Sin duda alguna, el proceso constitucional que comienza el próximo lunes 6 de marzo será muy distinto al que vivimos entre 2021 y 2022. Esta vez no sólo las reglas son diferentes, sino que también el escenario social, político y económico. Tampoco será igual la paciencia de la ciudadanía, que dispondrá una escala de notas mucho más exigente para sus participantes. Por cierto, seguramente no existirá la efervescencia y tensión mediática que tuvo el primer capítulo.
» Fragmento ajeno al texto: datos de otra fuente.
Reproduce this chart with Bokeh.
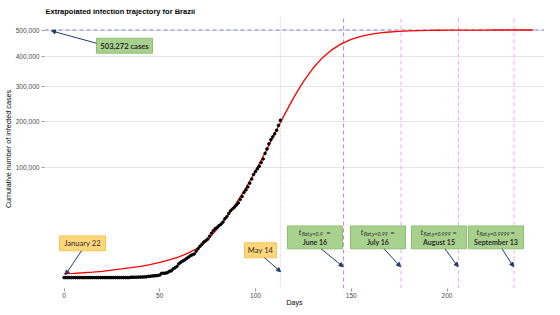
import numpy as np
from bokeh.plotting import figure
from bokeh.models import FixedTicker, Label, Arrow, NormalHead, Span
from bokeh.embed import file_html
from bokeh.resources import INLINE

# ---------------- data ----------------
obs_cases = [0] * 35 + [
    1, 1, 1, 1, 2, 2, 2, 4, 4, 13, 13, 20, 25, 31, 38, 52, 151, 151, 162, 200,
    321, 372, 621, 793, 1021, 1546, 1924, 2247, 2554, 2985, 3417, 3904, 4256, 4579, 5717,
    6836, 8044, 9056, 10360, 11130, 12161, 14034, 16170, 18092, 19638, 20727, 22192, 23430,
    25262, 28320, 30425, 33682, 36658, 38654, 40743, 43079, 45757, 50036, 54043, 59324,
    63100, 67446, 73235, 79685, 87187,
    92202, 97100, 101826, 108620, 115455, 126611, 135773, 146894, 156061, 162699, 169594,
    178214, 190137, 203165]
obs_days = list(range(len(obs_cases)))

fit_days = list(range(0, 250, 5))
fit_cases = [130, 150, 190, 240, 320, 450, 610, 800, 1050, 1400, 1890, 2600, 3500, 5000,
             7200, 11500, 19500, 30000, 45500, 66000, 93458, 127700, 169300, 216650,
             266700, 315500, 359700, 397000, 426700, 449200, 465700, 477400, 485600,
             491300, 495200, 497800, 499600, 500800, 501600, 502200, 502500, 502800,
             502950, 503050, 503120, 503170, 503200, 503220, 503240, 503250]

final_size = 503272
final_label = "503,272 cases"
start_day, start_label = 0, "January 22"
last_day, last_label = 113, "May 14"
flat_days = [146, 176, 206, 235]
flat_subs = ["flat,y=0.9", "flat,y=0.99", "flat,y=0.999", "flat,y=0.9999"]
flat_dates = ["June 16", "July 16", "August 15", "September 13"]

x_ticks = [0, 50, 100, 150, 200]
y_tick_values = [100000, 200000, 300000, 400000, 500000]
y_tick_labels = ["100,000", "200,000", "300,000", "400,000", "500,000"]

# ---------------- placement helpers (picture px) ----------------
X0, KX = 64.5, 1.915   # picture px of day 0, px per day
Y0, KY = 278.0, 0.3515  # picture px of 0 cases, px per sqrt-unit
FIG_X, FIG_Y = 8, -1    # where the figure's corner lands in the picture
W, H = 544, 308
FL, FT, FB = 45, 8, 289  # frame edges in the picture
FR_SEEN = 545           # observed right edge of the frame


def dx(px):
    return (px - X0) / KX


def dy(py):
    return (Y0 - py) / KY


FONT = "Liberation Sans"
BOXFONT = "Lato"
NAVY = "#1f3a70"
TXT = "#2b2b2b"
GREEN_F, GREEN_L = "#a9d18e", "#8fbf72"
YEL_F, YEL_L = "#ffd77a", "#f3c35a"

p = figure(width=W, height=H, output_backend="svg", toolbar_location=None,
           x_range=(dx(FL), dx(FR_SEEN)), y_range=(dy(FB), dy(FT)),
           min_border_left=FL - FIG_X, min_border_right=0, min_border_top=FT - FIG_Y,
           min_border_bottom=FIG_Y + H - FB)
p.outline_line_color = None
p.background_fill_color = "white"

# axes
p.xaxis.ticker = FixedTicker(ticks=x_ticks)
p.yaxis.ticker = FixedTicker(ticks=[float(np.sqrt(v)) for v in y_tick_values])
p.yaxis.major_label_overrides = {float(np.sqrt(v)): l for v, l in zip(y_tick_values, y_tick_labels)}
for ax in (p.xaxis, p.yaxis):
    ax.axis_line_color = None
    ax.major_tick_line_color = "#9a9a9a"
    ax.major_tick_out = 3
    ax.major_tick_in = 0
    ax.minor_tick_line_color = None
    ax.major_label_text_font = FONT
    ax.major_label_text_font_size = "6.6px"
    ax.major_label_text_color = "#4d4d4d"
    ax.axis_label_text_font = FONT
    ax.axis_label_text_font_style = "normal"
    ax.axis_label_text_color = "black"
p.xaxis.axis_label = "Days"
p.xaxis.axis_label_text_font_size = "7px"
p.xaxis.major_label_standoff = 1
p.xaxis.axis_label_standoff = -2
p.yaxis.axis_label = "Cumulative number of infected cases"
p.yaxis.axis_label_text_font_size = "7.2px"
p.yaxis.major_label_standoff = 2
p.yaxis.axis_label_standoff = 0

p.xgrid.grid_line_color = None
p.ygrid.ticker = FixedTicker(ticks=[float(np.sqrt(v)) for v in y_tick_values])
p.ygrid.grid_line_color = "#e6e6e6"
p.ygrid.grid_line_width = 1

# reference lines
p.add_layout(Span(location=float(np.sqrt(final_size)), dimension="width", line_color="#7d7de0",
                  line_dash="4 3", line_width=1, level="underlay"))
vy0, vy1 = dy(289), dy(16)
p.segment(x0=[last_day], x1=[last_day], y0=[vy0], y1=[vy1], line_color="#e2b6e6",
          line_dash="1 2", line_width=1.2)
p.segment(x0=flat_days[:1], x1=flat_days[:1], y0=[vy0], y1=[vy1], line_color="#b986c6",
          line_dash="4 3", line_width=1)
p.segment(x0=flat_days[1:], x1=flat_days[1:], y0=[vy0] * 3, y1=[vy1] * 3, line_color="#f2a6f2",
          line_dash="4 3", line_width=1)

# fitted curve and observations
p.line(fit_days, np.sqrt(fit_cases), line_color="red", line_width=1.3)
p.scatter(obs_days, np.sqrt(obs_cases), size=2.6, color="black")

# title
p.add_layout(Label(x=dx(46), y=dy(10.5), text="Extrapolated infection trajectory for  Brazil",
                   text_font=FONT, text_font_size="7.5px", text_font_style="bold",
                   text_baseline="middle", text_align="left", text_color="black"))


def box(l, r, t, b, fill, line):
    p.quad(left=[dx(l)], right=[dx(r)], top=[dy(t)], bottom=[dy(b)],
           fill_color=fill, line_color=line, line_width=1)


def txt(x, y, s, size="7.5px", style="normal", align="center", color=TXT):
    p.add_layout(Label(x=dx(x), y=dy(y), text=s, text_font=BOXFONT, text_font_size=size,
                       text_font_style=style, text_align=align, text_baseline="middle",
                       text_color=color))


def arrow(x0, y0, x1, y1):
    p.add_layout(Arrow(x_start=dx(x0), y_start=dy(y0), x_end=dx(x1), y_end=dy(y1),
                       line_color=NAVY, line_width=1,
                       end=NormalHead(size=4, fill_color=NAVY, line_color=NAVY)))


# final size callout
box(97, 153, 37, 52, GREEN_F, GREEN_L)
txt(125, 44.5, final_label, size="7.6px", style="bold")
arrow(97, 42, 52, 29.5)

# start / end of data
box(60, 106, 236, 251, YEL_F, YEL_L)
txt(83, 243.5, start_label, size="7.6px")
arrow(82, 251, 66, 275)

box(245, 277, 243, 258, YEL_F, YEL_L)
txt(261, 250.5, last_label, size="7.6px")
arrow(265, 258, 281, 272)

# flatness callouts
box_lefts = [288, 351, 412, 469]
box_w = 55
for bl, sub, date, d in zip(box_lefts, flat_subs, flat_dates, flat_days):
    box(bl, bl + box_w, 226, 249, GREEN_F, GREEN_L)
    cx = bl + box_w / 2
    sub_w = len(sub) * 2.15
    tl = cx - (sub_w + 11) / 2
    txt(tl, 232.5, "t", size="7.5px", style="italic", align="left")
    txt(tl + 3, 234.5, sub, size="5.2px", style="italic", align="left")
    txt(tl + 6 + sub_w, 232.5, "=", size="7.5px", align="left")
    txt(cx, 242, date, size="7px", style="bold")
    ax_ = X0 + KX * d
    arrow(cx + 6, 249, ax_ - 0.5, 267)

open("out.html", "w").write(file_html(p, INLINE))
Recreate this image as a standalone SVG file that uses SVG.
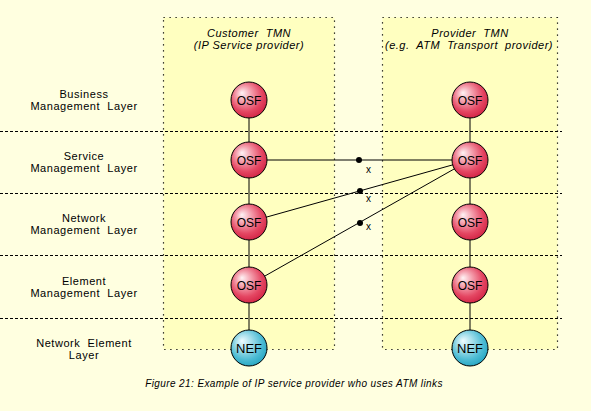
<svg xmlns="http://www.w3.org/2000/svg" width="591" height="411" viewBox="0 0 591 411">
<defs>
<radialGradient id="gOsf" cx="0.45" cy="0.4" r="0.6" fx="0.3" fy="0.3">
<stop offset="0" stop-color="#FFF4F6"/>
<stop offset="0.35" stop-color="#F4A0AE"/>
<stop offset="0.75" stop-color="#E44662"/>
<stop offset="1" stop-color="#D42848"/>
</radialGradient>
<radialGradient id="gNef" cx="0.45" cy="0.4" r="0.6" fx="0.3" fy="0.3">
<stop offset="0" stop-color="#F0FCFF"/>
<stop offset="0.35" stop-color="#A8E0EC"/>
<stop offset="0.75" stop-color="#4EBCD4"/>
<stop offset="1" stop-color="#2AA8C4"/>
</radialGradient>
</defs>
<style>
.bg{fill:#FFFFE0}
.col{fill:#FFFFC0;stroke:#000;stroke-width:1.2;stroke-dasharray:1.2,4.8}
.layer{stroke:#000;stroke-width:1;stroke-dasharray:3,2;fill:none}
.ln{stroke:#000;stroke-width:1;fill:none}
.osf{fill:url(#gOsf);stroke:#000;stroke-width:1}
.nef{fill:url(#gNef);stroke:#000;stroke-width:1}
text{white-space:pre}
.t{font-family:"Liberation Sans",Arial,sans-serif;font-size:11px;letter-spacing:0.55px;fill:#000;text-anchor:middle}
.h{font-family:"Liberation Sans",Arial,sans-serif;font-size:11px;letter-spacing:0.5px;font-style:italic;fill:#000;text-anchor:middle}
.n{font-family:"Liberation Sans",Arial,sans-serif;font-size:12px;fill:#000;text-anchor:middle}
.cap{font-family:"Liberation Sans",Arial,sans-serif;font-size:10px;letter-spacing:0.4px;font-style:italic;fill:#000;text-anchor:middle}
.x{font-family:"Liberation Sans",Arial,sans-serif;font-size:10px;fill:#000}
</style>
<rect class="bg" x="0" y="0" width="591" height="411"/>
<g id="customer-tmn">
<rect class="col" x="163.5" y="17.5" width="171" height="332"/>
<text class="h" x="249" y="37" xml:space="preserve">Customer  TMN</text>
<text class="h" x="249" y="48.5">(IP Service provider)</text>
</g>
<g id="provider-tmn">
<rect class="col" x="382.5" y="17.5" width="175" height="332"/>
<text class="h" x="470" y="37" xml:space="preserve">Provider  TMN</text>
<text class="h" x="469" y="48.5" xml:space="preserve">(e.g.  ATM  Transport  provider)</text>
</g>
<g id="layers">
<line class="layer" x1="0" y1="131.5" x2="562" y2="131.5"/>
<line class="layer" x1="0" y1="193.5" x2="562" y2="193.5"/>
<line class="layer" x1="0" y1="255.5" x2="562" y2="255.5"/>
<line class="layer" x1="0" y1="318.5" x2="562" y2="318.5"/>
<text class="t" x="84" y="97.5">Business</text>
<text class="t" x="84" y="110" xml:space="preserve">Management  Layer</text>
<text class="t" x="84" y="159.5">Service</text>
<text class="t" x="84" y="172" xml:space="preserve">Management  Layer</text>
<text class="t" x="84" y="221.5">Network</text>
<text class="t" x="84" y="234" xml:space="preserve">Management  Layer</text>
<text class="t" x="84" y="284.5">Element</text>
<text class="t" x="84" y="297" xml:space="preserve">Management  Layer</text>
<text class="t" x="84" y="346.5" xml:space="preserve">Network  Element</text>
<text class="t" x="84" y="359">Layer</text>
</g>
<g id="connectors">
<line class="ln" x1="249" y1="100" x2="249" y2="348"/>
<line class="ln" x1="470" y1="100" x2="470" y2="348"/>
<line class="ln" x1="249" y1="160" x2="470" y2="160"/>
<line class="ln" x1="249" y1="222" x2="470" y2="160"/>
<line class="ln" x1="249" y1="285" x2="470" y2="160"/>
<circle cx="359" cy="160" r="3" fill="#000"/>
<circle cx="360" cy="191" r="3" fill="#000"/>
<circle cx="360" cy="223" r="3" fill="#000"/>
<text class="x" x="366" y="173">x</text>
<text class="x" x="366" y="202">x</text>
<text class="x" x="366" y="230">x</text>
</g>
<g id="c-bml-osf"><circle class="osf" cx="249" cy="100" r="18"/><text class="n" x="249" y="104.5">OSF</text></g>
<g id="c-sml-osf"><circle class="osf" cx="249" cy="160" r="18"/><text class="n" x="249" y="164.5">OSF</text></g>
<g id="c-nml-osf"><circle class="osf" cx="249" cy="222" r="18"/><text class="n" x="249" y="226.5">OSF</text></g>
<g id="c-eml-osf"><circle class="osf" cx="249" cy="285" r="18"/><text class="n" x="249" y="289.5">OSF</text></g>
<g id="c-nef"><circle class="nef" cx="249" cy="348" r="18"/><text class="n" x="249" y="352.5" style="font-size:13px">NEF</text></g>
<g id="p-bml-osf"><circle class="osf" cx="470" cy="100" r="18"/><text class="n" x="470" y="104.5">OSF</text></g>
<g id="p-sml-osf"><circle class="osf" cx="470" cy="160" r="18"/><text class="n" x="470" y="164.5">OSF</text></g>
<g id="p-nml-osf"><circle class="osf" cx="470" cy="222" r="18"/><text class="n" x="470" y="226.5">OSF</text></g>
<g id="p-eml-osf"><circle class="osf" cx="470" cy="285" r="18"/><text class="n" x="470" y="289.5">OSF</text></g>
<g id="p-nef"><circle class="nef" cx="470" cy="348" r="18"/><text class="n" x="470" y="352.5" style="font-size:13px">NEF</text></g>
<text class="cap" x="294" y="387">Figure 21: Example of IP service provider who uses ATM links</text>
</svg>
Esto, evidentemente, supone al menos tres desafíos mayúsculos. Por un lado, poder explicar adecuadamente a la ciudadanía que en el corazón de este nuevo proceso está la esperanza de que, esta vez sí, se harán bien las cosas y que se redactará una buena Constitución, alejada de aquella que recibió tan contundente rechazo el pasado 4 de septiembre. Ajena también de aquella actitud de buena parte de la izquierda que optó por desechar el diálogo y la moderación y entregó una propuesta a su antojo, que le hablaba a su sector, desde la ideología, y no al país.
Un segundo desafío será confrontar los argumentos de aquellas voces que llaman a dejar el tema constitucional de lado, para que nos enfoquemos en lo que realmente les importa a los chilenos, como si la redacción de una Carta Fundamental no tuviera nada que ver con atender las demandas y dolores urgentes del país.
Lo cierto es que es precisamente en la Constitución donde tenemos una gran oportunidad de establecer una mejor disposición del Estado para resguardar el orden público y entregar las atribuciones adecuadas a las autoridades para conservarlo. Así también ocurre con las pensiones y la protección de los ahorros de los cotizantes; el respeto por la propiedad privada; qué sistema de educación tendremos; cómo definiremos la salud y el cuidado al medio ambiente. Estas son sólo algunas de las garantías constitucionales que debemos proteger y dejar establecidas para que luego, en nuestro ordenamiento jurídico, las reglas estén claras, así como los márgenes y el mandato constitucional acordado por los chilenos y chilenas.
El tercer y quizás más complejo de los desafíos es atender la actual situación general del país, que ha desmejorado gravemente a partir de los efectos del estallido social, la pandemia, el frenazo de la economía y la inflación. Hacer frente a la pesadilla que significa el aumento de la violencia, la delincuencia y el crimen organizado, que no sólo ha hecho crecer el temor ciudadano, sino que también la sensación de impunidad, de que al Estado el problema se le fue de las manos. Y, por si fuera poco, la inmigración ilegal y la incapacidad de dar señales claras frente a quienes no respetan las normas de ingreso del país, en especialmente ante aquellos que llegan para delinquir.
En este último punto, desde la oposición, además de ejercer nuestro rol fiscalizador y advertir los problemas que afectan a nuestras regiones y al país, como corresponde, hemos estado disponibles permanentemente a buscar los caminos adecuados para colaborar en atender estas urgencias ciudadanas. Sin embargo, es el Gobierno el responsable de conducir al país y tomar medidas concretas, porque para eso fueron electos. Y la evaluación hasta ahora no es buena, no por lo que digan las encuestas, sino que porque la ciudadanía no ha visto avances concretos en cada una de las materias señaladas.
Por esto, cuando hablamos de las urgencias sociales y la Constitución, no podemos soslayar que atender estos desafíos en simultáneo será un camino difícil, complejo de recorrer, pero que es necesario. Tendremos que tener claro que este esfuerzo sólo será exitoso en la medida en que cada sector político y cada institución cumpla con su rol de manera responsable, sin buscar excusas donde no las hay, sin escabullir el bulto cuando corresponda, alejándose de las trampas ideológicas y poniendo a las personas por delante. No hay otra fórmula.